Following again the precedent of the Act of 1906, offences against the Bill are made misdemeanours and are punishable either on conviction on indictment or on summary conviction. The maximum penalty in the former case is imprisonment for a term not exceeding two years or a fine not exceeding £500 or both, and in the latter case imprisonment for a term not exceeding four months or a fine not exceeding £50, or both. Now under the Act of 1906 a prosecution could not be instituted without the consent of the Attorney-General, but it was thought that it would not be either necessary or advisable to include such a provision in this Bill. If your Lordships will turn to the Report of the Royal Commission on Honours you will see that in paragraph 19—and it is very satisfactory, I think, to read their words—the Commissioners say— We put the question "— that is, the question about payments being received or money being offered for honours— to each Prime Minister in turn, whether he had ever been cognisant of any bargain or promise to the effect that an honour would he contingent on a contribution to Party funds. We received the answer that we expected, that they had not. That question was also put to Patronage Secretaries and Party managers and the answer was of exactly the same kind as that given by the Prime Ministers.

It is clear therefore that, whatever may or may not have gone on in connection with these transactions, the Prime Ministers, the Patronage Secretaries and the Party managers were entirely ignorant of all this underworld of management and of brokerage to which reference is made in a later paragraph of the Report, where the Commissioners go on to say:— Nevertheless, there is no doubt that there, have been for some time, and recently in increasing numbers, persons who, fur want of a better name, we may stigmatise as touts, who have been going about asserting that they were in a position to secure honours in return for specified payments. It is against that class of person who is denounced as a "tout" in the Report of the Royal Commission and referred to also under the same name in this Bill that the penalties in the Bill are directed.

Your Lordships may say, possibly, that a Bill of this kind will not put a stop entirely to these transactions and that the one thing that can stop them and this sort of brokerage is a vigorous and healthy public opinion. That, no doubt, is true. At the same time I think your Lordships will also agree that the severity of the penalties which under this Bill are to be laid upon persons who either promise to obtain honours or are ready to pay sums to those who will attempt to procure honours for them will probably have a very salutary effect in putting a stop to this disreputable and discreditable trade. I beg, therefore, to move that the Bill be now read a second time, and I trust that your Lordships will pass it into law.

Moved, That the Bill be now read 2a.—(Viscount Peel.)


My Lords, there is no possible objection to this Bill, and there may be a rare case in which it will have some operation. For myself I expect to see it operate as did the Prevention of Corruption Act of 1906 on which it is founded, and that is very seldom indeed. Those who are interested in this subject are not fighting against cases of corruption. There are very few cases in which the tout comes and says: " Give me so much and I will get you a particular honour, "though that has happened. I have had first hand evidence of that from persons to whom a tout has gone and made an offer. When you can catch him by all means convict him. But that is a very small class of case. Nor do you deal with the evil by the appointment of the Committee suggested by the Report.

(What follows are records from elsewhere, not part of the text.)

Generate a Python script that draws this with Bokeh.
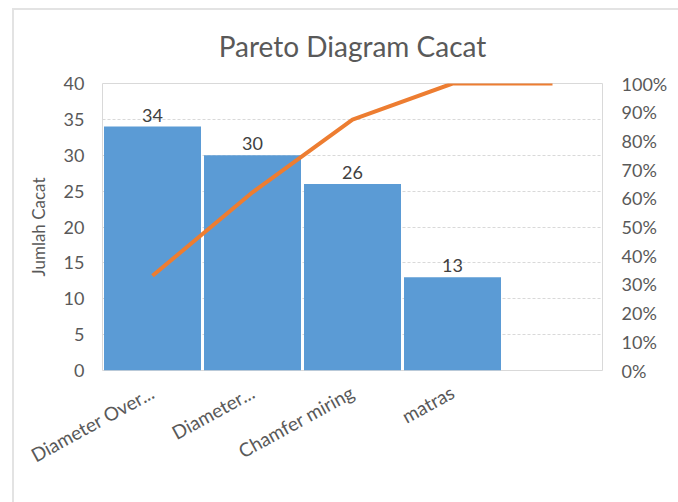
from bokeh.plotting import figure
from bokeh.models import (Range1d, LinearAxis, FixedTicker, PrintfTickFormatter,
                          ColumnDataSource, LabelSet, FactorRange)
from bokeh.core.properties import value
from bokeh.embed import file_html
from bokeh.resources import INLINE

categories = ["Diameter Over...", "Diameter...", "Chamfer miring", "matras", " "]
counts = [34, 30, 26, 13, 0]
bar_labels = ["34", "30", "26", "13", ""]
cum_pct = [33.0, 62.1, 87.4, 100.0, 100.0]
left_ticks = [0, 5, 10, 15, 20, 25, 30, 35, 40]
right_ticks = [0, 10, 20, 30, 40, 50, 60, 70, 80, 90, 100]

FONT = "Lato"
TXT = "#595959"

p = figure(x_range=FactorRange(*categories, range_padding=0), y_range=Range1d(0, 40),
           width=666, height=494, output_backend="svg", toolbar_location=None,
           title="Pareto Diagram Cacat")
p.margin = (8, 0, 0, 12)
p.styles = {"border-top": "2px solid #e3e3e3", "border-left": "2px solid #e3e3e3"}
p.min_border_left = 88
p.min_border_right = 78
p.min_border_top = 72
p.min_border_bottom = 134

p.title.text_font = FONT
p.title.text_font_size = "28px"
p.title.text_font_style = "normal"
p.title.text_color = TXT
p.title.align = "center"
p.title.vertical_align = "top"
p.title.standoff = 37

p.outline_line_color = "#d9d9d9"
p.xgrid.grid_line_color = None
p.ygrid.grid_line_color = "#d9d9d9"
p.ygrid.grid_line_dash = "3 2"
p.ygrid.ticker = FixedTicker(ticks=left_ticks)

src = ColumnDataSource(dict(cat=categories, val=counts, lab=bar_labels, pct=cum_pct))

p.vbar(x="cat", top="val", width=0.97, source=src, fill_color="#5B9BD5",
       line_color=None)

p.extra_y_ranges = {"pct": Range1d(0, 100)}
p.line(x="cat", y="pct", source=src, y_range_name="pct", line_color="#ED7D31",
       line_width=4)

labels = LabelSet(x="cat", y="val", text="lab", source=src, text_align="center",
                  text_baseline="bottom", y_offset=5, text_font_size="18px",
                  text_color="#404040", text_font=value(FONT))
p.add_layout(labels)

ya = p.yaxis[0]
ya.ticker = FixedTicker(ticks=left_ticks)
ya.axis_label = "Jumlah Cacat"
ya.axis_label_text_font = FONT
ya.axis_label_text_font_size = "17px"
ya.axis_label_text_font_style = "normal"
ya.axis_label_text_color = TXT
ya.axis_label_standoff = 12

ra = LinearAxis(y_range_name="pct", ticker=FixedTicker(ticks=right_ticks),
                formatter=PrintfTickFormatter(format="%d%%"))
p.add_layout(ra, "right")

for ax in [ya, ra]:
    ax.axis_line_color = None
    ax.major_tick_line_color = None
    ax.minor_tick_line_color = None
    ax.major_label_text_font = FONT
    ax.major_label_text_font_size = "18px"
    ax.major_label_text_color = TXT
ya.major_label_standoff = 12
ra.major_label_standoff = 13

xa = p.xaxis[0]
xa.axis_line_color = None
xa.major_tick_line_color = None
xa.major_label_orientation = 0.5
xa.major_label_text_font = FONT
xa.major_label_text_font_size = "19px"
xa.major_label_text_color = TXT
xa.major_label_standoff = 14

open("out.html", "w").write(file_html(p, INLINE))
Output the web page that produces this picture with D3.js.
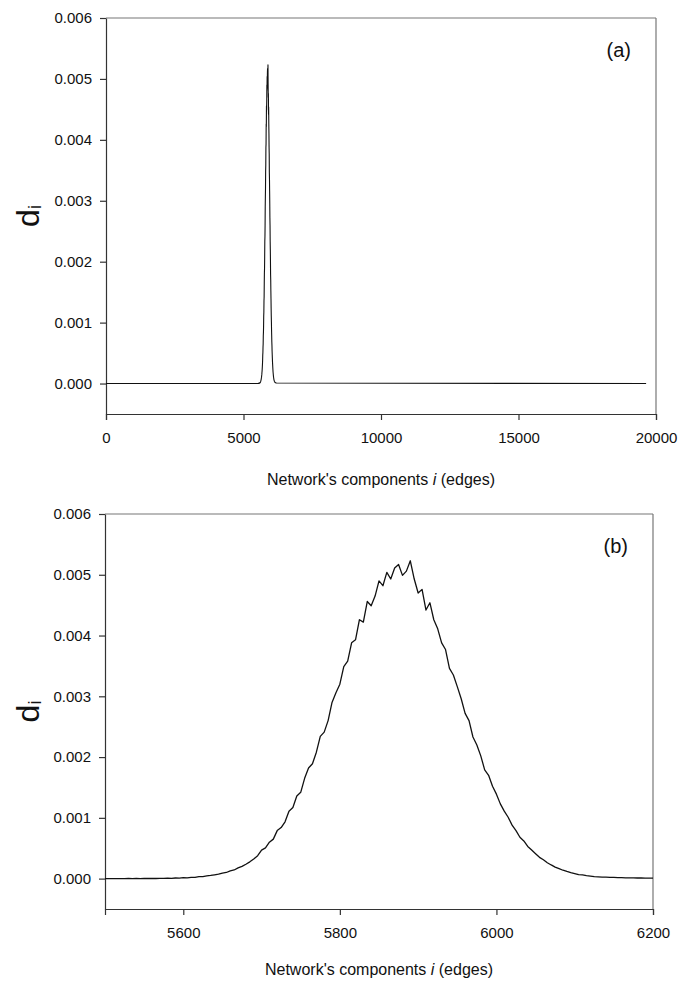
<!DOCTYPE html>
<html lang="en">
  <head>
    <meta charset="UTF-8" />
    <title>Network components distribution</title>
    <style>
      body { margin: 0; background: #fff; }
      svg { display: block; font-family: "Liberation Sans", Arial, sans-serif; }
      .tick text { font-size: 15px; fill: #111; }
    </style>
  </head>

  <body>

    <div id="chart"></div>

    <script src="https://cdn.jsdelivr.net/npm/d3@7"></script>
    <script>

      // d_i, one value every 5 edges from 5500 to 6200
      var binStart = 5500;
      var binStep = 5;
      var diValues = [
        0, 0.000001, 0, 0.000001, 0.000001, 0, 0.000002, 0.000001, 0.000002, 0.000001,
        0.000003, 0.000002, 0.000004, 0.000002, 0.000005, 0.000004, 0.000007, 0.000005, 0.00001, 0.000009,
        0.000015, 0.000013, 0.000022, 0.000019, 0.000032, 0.000034, 0.000045, 0.000052, 0.000063, 0.000074,
        0.000092, 0.000101, 0.000128, 0.000142, 0.000176, 0.000201, 0.000236, 0.000276, 0.000322, 0.000378,
        0.00047, 0.000505, 0.0006, 0.00065, 0.00079, 0.00084, 0.000935, 0.00111, 0.00117, 0.00136,
        0.00142, 0.00165, 0.00182, 0.00189, 0.00208, 0.00234, 0.00241, 0.0026, 0.0029, 0.00306,
        0.0032, 0.00349, 0.00358, 0.00388, 0.00393, 0.00426, 0.00422, 0.00456, 0.00449, 0.00465,
        0.0049, 0.00482, 0.00504, 0.00493, 0.00511, 0.00517, 0.00499, 0.00506, 0.00523, 0.00493,
        0.0047, 0.00476, 0.00442, 0.00454, 0.00426, 0.00411, 0.00388, 0.00377, 0.00346, 0.00335,
        0.00316, 0.00296, 0.00272, 0.0026, 0.00233, 0.0022, 0.00202, 0.00179, 0.0017, 0.00152,
        0.00139, 0.00123, 0.00111, 0.00101, 0.00088, 0.00079, 0.00068, 0.00062, 0.00053, 0.00047,
        0.00041, 0.00035, 0.00031, 0.000262, 0.000225, 0.00019, 0.000165, 0.000138, 0.000118, 0.0001,
        0.000084, 0.000066, 0.00006, 0.000048, 0.000042, 0.000034, 0.00003, 0.000025, 0.000024, 0.00002,
        0.000019, 0.000016, 0.000015, 0.000013, 0.000012, 0.000011, 0.00001, 0.00001, 0.000009, 0.000009,
        0.000008
      ];
      // flat zero ends of the full range shown in panel (a)
      var fullEnds = [0, 19640];

      var yTicks = [0, 0.001, 0.002, 0.003, 0.004, 0.005, 0.006];
      var xTicksA = [0, 5000, 10000, 15000, 20000];
      var xTicksB = [5600, 5800, 6000, 6200];

      var w = 681,
          h = 981;

      var binned = diValues.map(function(d, i) {
        return { x: binStart + i * binStep, y: d };
      });
      var fullSeries = [{ x: fullEnds[0], y: 0 }]
        .concat(binned)
        .concat([{ x: fullEnds[1], y: 0 }]);

      var svg = d3.select("#chart").append("svg")
        .attr("width", w)
        .attr("height", h);

      function drawPanel(p) {
        var xScale = d3.scaleLinear()
                       .domain(p.xDomain)
                       .range([p.left, p.right]);
        var yScale = d3.scaleLinear()
                       .domain([-0.0005, 0.006])
                       .range([p.bottom, p.top]);

        var g = svg.append("g");

        // frame: top and right
        g.append("line")
         .attr("x1", p.left).attr("x2", p.right)
         .attr("y1", p.top).attr("y2", p.top)
         .attr("stroke", "#777").attr("stroke-width", 1.2);
        g.append("line")
         .attr("x1", p.right).attr("x2", p.right)
         .attr("y1", p.top).attr("y2", p.bottom)
         .attr("stroke", "#777").attr("stroke-width", 1.2);

        var xAxis = d3.axisBottom(xScale)
                      .tickValues(p.xTicks)
                      .tickFormat(d3.format("d"))
                      .tickSize(6)
                      .tickSizeOuter(6)
                      .tickPadding(12);
        var yAxis = d3.axisLeft(yScale)
                      .tickValues(yTicks)
                      .tickFormat(d3.format(".3f"))
                      .tickSize(6)
                      .tickSizeOuter(0)
                      .tickPadding(8);

        var gx = g.append("g")
          .attr("transform", "translate(0," + p.bottom + ")")
          .call(xAxis);
        var gy = g.append("g")
          .attr("transform", "translate(" + p.left + ",0)")
          .call(yAxis);
        gx.selectAll("path, line").attr("stroke", "#333").attr("stroke-width", 1.2);
        gy.selectAll("path, line").attr("stroke", "#333").attr("stroke-width", 1.2);
        gx.attr("font-family", null).attr("font-size", null);
        gy.attr("font-family", null).attr("font-size", null);

        var line = d3.line()
                     .x(function(d) { return xScale(d.x); })
                     .y(function(d) { return yScale(d.y); });

        g.append("path")
         .datum(p.series)
         .attr("d", line)
         .attr("fill", "none")
         .attr("stroke", "#111")
         .attr("stroke-width", p.lineWidth)
         .attr("stroke-linejoin", "round");

        // panel tag
        g.append("text")
         .attr("x", p.right - 25)
         .attr("y", p.top + 39)
         .attr("text-anchor", "end")
         .attr("font-size", 20)
         .attr("fill", "#111")
         .text(p.tag);

        // y label d_i
        var yl = g.append("text")
         .attr("transform", "translate(39," + ((p.top + p.bottom) / 2) + ")rotate(-90)")
         .attr("text-anchor", "middle")
         .attr("fill", "#111");
        yl.append("tspan").attr("font-size", 32).text("d");
        yl.append("tspan").attr("font-size", 18).attr("dy", 2).text("i");

        // x title
        var xt = g.append("text")
         .attr("x", (p.left + p.right) / 2)
         .attr("y", p.titleY)
         .attr("text-anchor", "middle")
         .attr("font-size", 16)
         .attr("fill", "#111");
        xt.append("tspan").text("Network's components ");
        xt.append("tspan").attr("font-style", "italic").text("i");
        xt.append("tspan").text(" (edges)");
      }

      drawPanel({
        left: 106, right: 656, top: 18, bottom: 414,
        xDomain: [0, 20000], xTicks: xTicksA,
        series: fullSeries, tag: "(a)", titleY: 485, lineWidth: 1.1
      });

      drawPanel({
        left: 105, right: 653, top: 514, bottom: 909,
        xDomain: [5500, 6200], xTicks: xTicksB,
        series: binned, tag: "(b)", titleY: 975, lineWidth: 1.3
      });

    </script>
  </body>
</html>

We discussed all this on the last occasion on which the matter was before your Lordships' House, and I am not going into it again, but it was then pointed out that the Committee on behalf of the Prime Minister would look out and take notice of such things as could be regarded as public scandal against the person in question or matters which could be taken hold of on the ground of their amounting to something more than mere gossip. What you want to do is to raise the standard on which judgment is passed in regard to the question of whose name the Prime Minister should submit for an honour. Some Prime Ministers have been very particular, but other Prime Ministers I am afraid have not always been so particular, and names have been sent up which were sent up for no reason which right-judging men would account sufficient.

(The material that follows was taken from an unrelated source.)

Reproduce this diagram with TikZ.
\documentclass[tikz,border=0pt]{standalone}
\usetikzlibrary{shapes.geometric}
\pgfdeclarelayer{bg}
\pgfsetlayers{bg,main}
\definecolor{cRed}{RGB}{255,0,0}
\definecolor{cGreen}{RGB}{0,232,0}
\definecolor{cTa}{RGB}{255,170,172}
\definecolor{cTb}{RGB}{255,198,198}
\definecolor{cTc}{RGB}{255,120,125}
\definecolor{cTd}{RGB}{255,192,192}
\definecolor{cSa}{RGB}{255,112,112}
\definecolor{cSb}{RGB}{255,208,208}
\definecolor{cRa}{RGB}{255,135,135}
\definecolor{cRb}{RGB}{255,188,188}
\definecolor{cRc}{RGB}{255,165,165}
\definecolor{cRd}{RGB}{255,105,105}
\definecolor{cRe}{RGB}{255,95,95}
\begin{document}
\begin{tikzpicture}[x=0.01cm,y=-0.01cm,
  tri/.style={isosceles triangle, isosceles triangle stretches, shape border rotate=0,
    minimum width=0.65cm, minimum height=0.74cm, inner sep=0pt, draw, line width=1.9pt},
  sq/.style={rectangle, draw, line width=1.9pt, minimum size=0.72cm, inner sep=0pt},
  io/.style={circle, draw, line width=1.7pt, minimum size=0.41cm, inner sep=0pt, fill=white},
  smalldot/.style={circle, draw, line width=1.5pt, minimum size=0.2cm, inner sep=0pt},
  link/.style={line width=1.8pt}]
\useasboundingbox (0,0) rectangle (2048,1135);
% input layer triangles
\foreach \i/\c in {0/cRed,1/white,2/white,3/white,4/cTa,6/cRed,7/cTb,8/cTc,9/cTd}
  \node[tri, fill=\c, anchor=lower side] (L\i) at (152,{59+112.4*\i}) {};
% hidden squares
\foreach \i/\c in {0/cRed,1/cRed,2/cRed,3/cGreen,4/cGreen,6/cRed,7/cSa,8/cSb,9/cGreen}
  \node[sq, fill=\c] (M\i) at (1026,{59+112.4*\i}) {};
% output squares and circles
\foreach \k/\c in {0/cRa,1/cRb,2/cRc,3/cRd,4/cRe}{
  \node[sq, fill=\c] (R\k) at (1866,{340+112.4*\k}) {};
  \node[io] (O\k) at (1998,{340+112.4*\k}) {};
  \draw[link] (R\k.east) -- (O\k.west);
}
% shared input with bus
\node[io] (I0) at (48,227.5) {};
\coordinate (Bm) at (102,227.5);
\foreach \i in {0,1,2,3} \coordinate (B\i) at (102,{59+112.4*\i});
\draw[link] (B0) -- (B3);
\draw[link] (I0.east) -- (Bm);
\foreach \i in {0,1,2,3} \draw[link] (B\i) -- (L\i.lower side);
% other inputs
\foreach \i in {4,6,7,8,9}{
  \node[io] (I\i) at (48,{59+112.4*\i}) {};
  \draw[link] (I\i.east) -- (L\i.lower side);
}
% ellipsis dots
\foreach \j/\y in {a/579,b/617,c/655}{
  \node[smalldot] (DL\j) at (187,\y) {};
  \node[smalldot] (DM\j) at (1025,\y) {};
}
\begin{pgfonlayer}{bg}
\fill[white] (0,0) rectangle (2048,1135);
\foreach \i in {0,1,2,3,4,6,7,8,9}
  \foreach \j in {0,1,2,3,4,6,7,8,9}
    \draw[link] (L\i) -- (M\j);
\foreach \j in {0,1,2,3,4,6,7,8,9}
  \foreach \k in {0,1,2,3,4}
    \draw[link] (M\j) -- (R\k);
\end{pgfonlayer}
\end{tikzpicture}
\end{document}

When we discussed this question on the last occasion it was suggested that until one got quite away from the idea that mere legislation such as this Bill contemplates, or mere reference to some Committee of Privy Councillors, will be sufficient, you will make no progress. What is wanted is a higher standard applied in considering the recommendations which the Prime Minister will make to the Sovereign. The Prerogative of the Sovereign certainly exists to this extent, that when the Prime Minister makes a recommendation to him the Sovereign can ask, and can insist upon knowing, what are the reasons why this name has been brought up and whether there are or are not certain objections to it which are suggested, it may be, by the breath of rumour or, it may be, on more tangible grounds. That, I think, requires that both in the case of the Prime Minister and of the Sovereign there should be a somewhat close consideration of these matters. It is not to be taken as of course that the Sovereign will assent to the recommendation that the Minister makes to him in a matter so delicate as that of an honour. The Sovereign is within his constitutional rights in demanding to know what the reasons are for which the recommendation is put forward, and I for my part trust that in the future the Sovereign will inquire very closely into those things.

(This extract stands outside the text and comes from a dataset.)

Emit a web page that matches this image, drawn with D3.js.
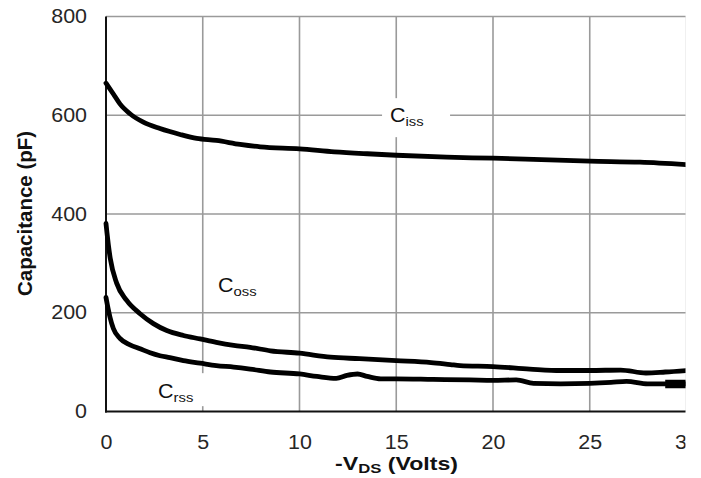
<!DOCTYPE html>
<html>
<head>
<meta charset="utf-8">
<script src="https://cdn.jsdelivr.net/npm/d3@7"></script>
<style>
  html, body { margin: 0; padding: 0; background: #fff; }
  svg { display: block; }
  text { font-family: "Liberation Sans", Arial, Helvetica, sans-serif; }
</style>
</head>
<body>
<svg id="chart" width="701" height="478"></svg>
<script>
// Capacitance vs. drain-source voltage, [ -VDS (V), C (pF) ]
const cissPoints = [
  [0, 665], [0.38, 643], [0.72, 623], [1.24, 603], [1.93, 586], [2.79, 573],
  [3.83, 561], [4.69, 553], [5.7, 549], [6.93, 541], [7.97, 536], [10, 532],
  [11.8, 526], [13.5, 522], [15, 519], [17.6, 515], [20, 513], [22.5, 510],
  [25, 507], [27.6, 505], [30, 500]
];
const cossPoints = [
  [0, 381], [0.05, 362], [0.12, 338], [0.22, 310], [0.55, 260], [1.07, 225],
  [1.76, 198], [2.45, 178], [3.14, 164], [4.0, 154], [4.86, 147], [5.7, 140],
  [6.6, 134], [7.45, 130], [8.5, 123], [10, 118], [11.6, 110], [13.1, 107],
  [15, 103], [16.8, 99], [17.8, 95], [18.3, 93], [20, 91], [21.9, 86],
  [23.5, 83], [25, 83], [26.6, 84], [27.9, 78], [28.9, 80], [30, 83]
];
const crssPoints = [
  [0, 231], [0.1, 210], [0.2, 192], [0.38, 168], [0.72, 148], [1.24, 135],
  [1.76, 127], [2.28, 119], [2.79, 113], [3.3, 109], [4.0, 103], [4.86, 98],
  [5.7, 93], [6.6, 90], [7.45, 86], [8.5, 80], [10, 76], [10.9, 71],
  [11.9, 67], [12.45, 73], [13, 76], [13.5, 71], [14.2, 66], [15, 66],
  [16.9, 65], [18.8, 64], [20, 63], [21.2, 64], [22.1, 57], [23.5, 56],
  [25, 57], [26.1, 59], [26.9, 61], [28, 56], [29, 56], [30, 56]
];
// heavier tail segment at the end of the Crss trace
const crssTail = [[28.9, 55.5], [30, 55.5]];

const xTicks = [0, 5, 10, 15, 20, 25, 30];
const yTicks = [0, 200, 400, 600, 800];

// curve labels: [main letter, subscript, anchor V, anchor pF]
const curveLabels = [
  { main: "C", sub: "iss", v: 14.68, c: 586, box: [-8, -24, 68, 39] },
  { main: "C", sub: "oss", v: 5.79, c: 242, box: [-5, -20, 50, 30] },
  { main: "C", sub: "rss", v: 2.69, c: 27, box: [-8, -25, 60, 33] }
];

const svg = d3.select("#chart");
const W = 701, H = 478;

const x = d3.scaleLinear().domain([0, 30]).range([106, 686.5]);
const y = d3.scaleLinear().domain([0, 800]).range([411.5, 16.5]);
const SX = 1.1; // horizontal glyph stretch

svg.append("defs").append("clipPath").attr("id", "cut")
  .append("rect").attr("x", 0).attr("y", 0).attr("width", 685.5).attr("height", H);

const g = svg.append("g").attr("clip-path", "url(#cut)");

// grid
const grid = g.append("g").attr("stroke", "#9a9a9a").attr("stroke-width", 1.6);
grid.selectAll("line.v").data(xTicks.filter(d => d > 0)).join("line")
  .attr("x1", d => x(d)).attr("x2", d => x(d))
  .attr("y1", y(800)).attr("y2", y(0));
grid.selectAll("line.h").data(yTicks.filter(d => d > 0)).join("line")
  .attr("x1", x(0)).attr("x2", x(30))
  .attr("y1", d => y(d)).attr("y2", d => y(d));

// axes
const yAxis = g.append("g").attr("transform", `translate(${x(0)},0)`)
  .call(d3.axisLeft(y).tickValues(yTicks).tickSize(0).tickPadding(19));
const xAxis = g.append("g").attr("transform", `translate(0,${y(0)})`)
  .call(d3.axisBottom(x).tickValues(xTicks).tickSize(0).tickPadding(24));
[yAxis, xAxis].forEach(a => {
  a.select(".domain").remove();
  a.selectAll("text")
    .attr("font-size", 19.5)
    .attr("fill", "#262626")
    .attr("font-family", "Liberation Sans, Arial, sans-serif")
    .attr("transform", `scale(${SX},1)`);
});
yAxis.selectAll("text").attr("x", -19 / SX);

g.append("line").attr("x1", x(0)).attr("x2", x(0))
  .attr("y1", y(800)).attr("y2", y(0) + 1)
  .attr("stroke", "#111").attr("stroke-width", 2);
g.append("line").attr("x1", x(0) - 1).attr("x2", x(30))
  .attr("y1", y(0)).attr("y2", y(0))
  .attr("stroke", "#111").attr("stroke-width", 2);

// label backgrounds
const labG = g.append("g");
curveLabels.forEach(l => {
  labG.append("rect")
    .attr("x", x(l.v) + l.box[0]).attr("y", y(l.c) + l.box[1])
    .attr("width", l.box[2]).attr("height", l.box[3])
    .attr("fill", "#fff");
});

// curves
const line = d3.line().x(d => x(d[0])).y(d => y(d[1])).curve(d3.curveMonotoneX);
const curves = g.append("g").attr("fill", "none").attr("stroke", "#000")
  .attr("stroke-linejoin", "round").attr("stroke-linecap", "round");
[cissPoints, cossPoints, crssPoints].forEach(pts => {
  curves.append("path").attr("d", line(pts)).attr("stroke-width", 4.8);
});
curves.append("path").attr("d", line(crssTail))
  .attr("stroke-width", 8.5).attr("stroke-linecap", "butt");

// curve labels
curveLabels.forEach(l => {
  const t = labG.append("text")
    .attr("transform", `translate(${x(l.v)},${y(l.c)}) scale(${SX},1)`)
    .attr("fill", "#111");
  t.append("tspan").attr("font-size", 19.5).text(l.main);
  t.append("tspan").attr("font-size", 13.5).attr("dy", 3.5).text(l.sub);
});

// axis titles
svg.append("text")
  .attr("transform", "translate(31.5,213.5) rotate(-90)")
  .attr("text-anchor", "middle")
  .attr("font-size", 20.5).attr("font-weight", "bold").attr("fill", "#111")
  .text("Capacitance (pF)");

const xt = svg.append("text")
  .attr("text-anchor", "middle")
  .attr("font-size", 18).attr("font-weight", "bold").attr("fill", "#111");
xt.append("tspan").text("-V");
xt.append("tspan").attr("font-size", 13).attr("dy", 3).text("DS");
xt.append("tspan").attr("dy", -3).text(" (Volts)");
const bw = xt.node().getBBox().width;
xt.attr("transform", `translate(396.5,470) scale(${123 / bw},1)`);
</script>
</body>
</html>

I am certain of this: that it is only through a higher standard of opinion about these things that you can be safe—opinion of the kind I have spoken of, opinion which does not go upon the existence or non-existence of criminal conviction, opinion that does not go merely upon public scandals associated with a name or things of which a Committee of Privy Councillors could properly take hold, but a public opinion that demands that no name shall be sent up for an honour unless that name is beyond reproach, and unless the recommendation is founded upon some service rendered or some quality which makes it desirable that that person shall be distinguished beyond his fellows. If that is done, and the standard is high, then you need not trouble even about this Bill, or even about the Committee, or about anything else. But until you get to that stage and standard of opinion you cannot be safe, or any better off, in substance, than you are to-day.

Therefore, while I offer not the smallest objection to this Bill. I desire to say that I attach just the same importance to it as was attached to the Prevention of Corruption Act of 1906. Everybody said about that Bill: "What a splendid thing"; yet everybody knows that to-day, notwithstanding that Act, corruption goes on very much as it did before the Act was passed. So it will be after this Bill is passed, unless the higher and stronger step which I have suggested becomes one which is adopted by the insistence of public opinion.

On Question, Bill read 2a and committed to a Committee of the Whole House.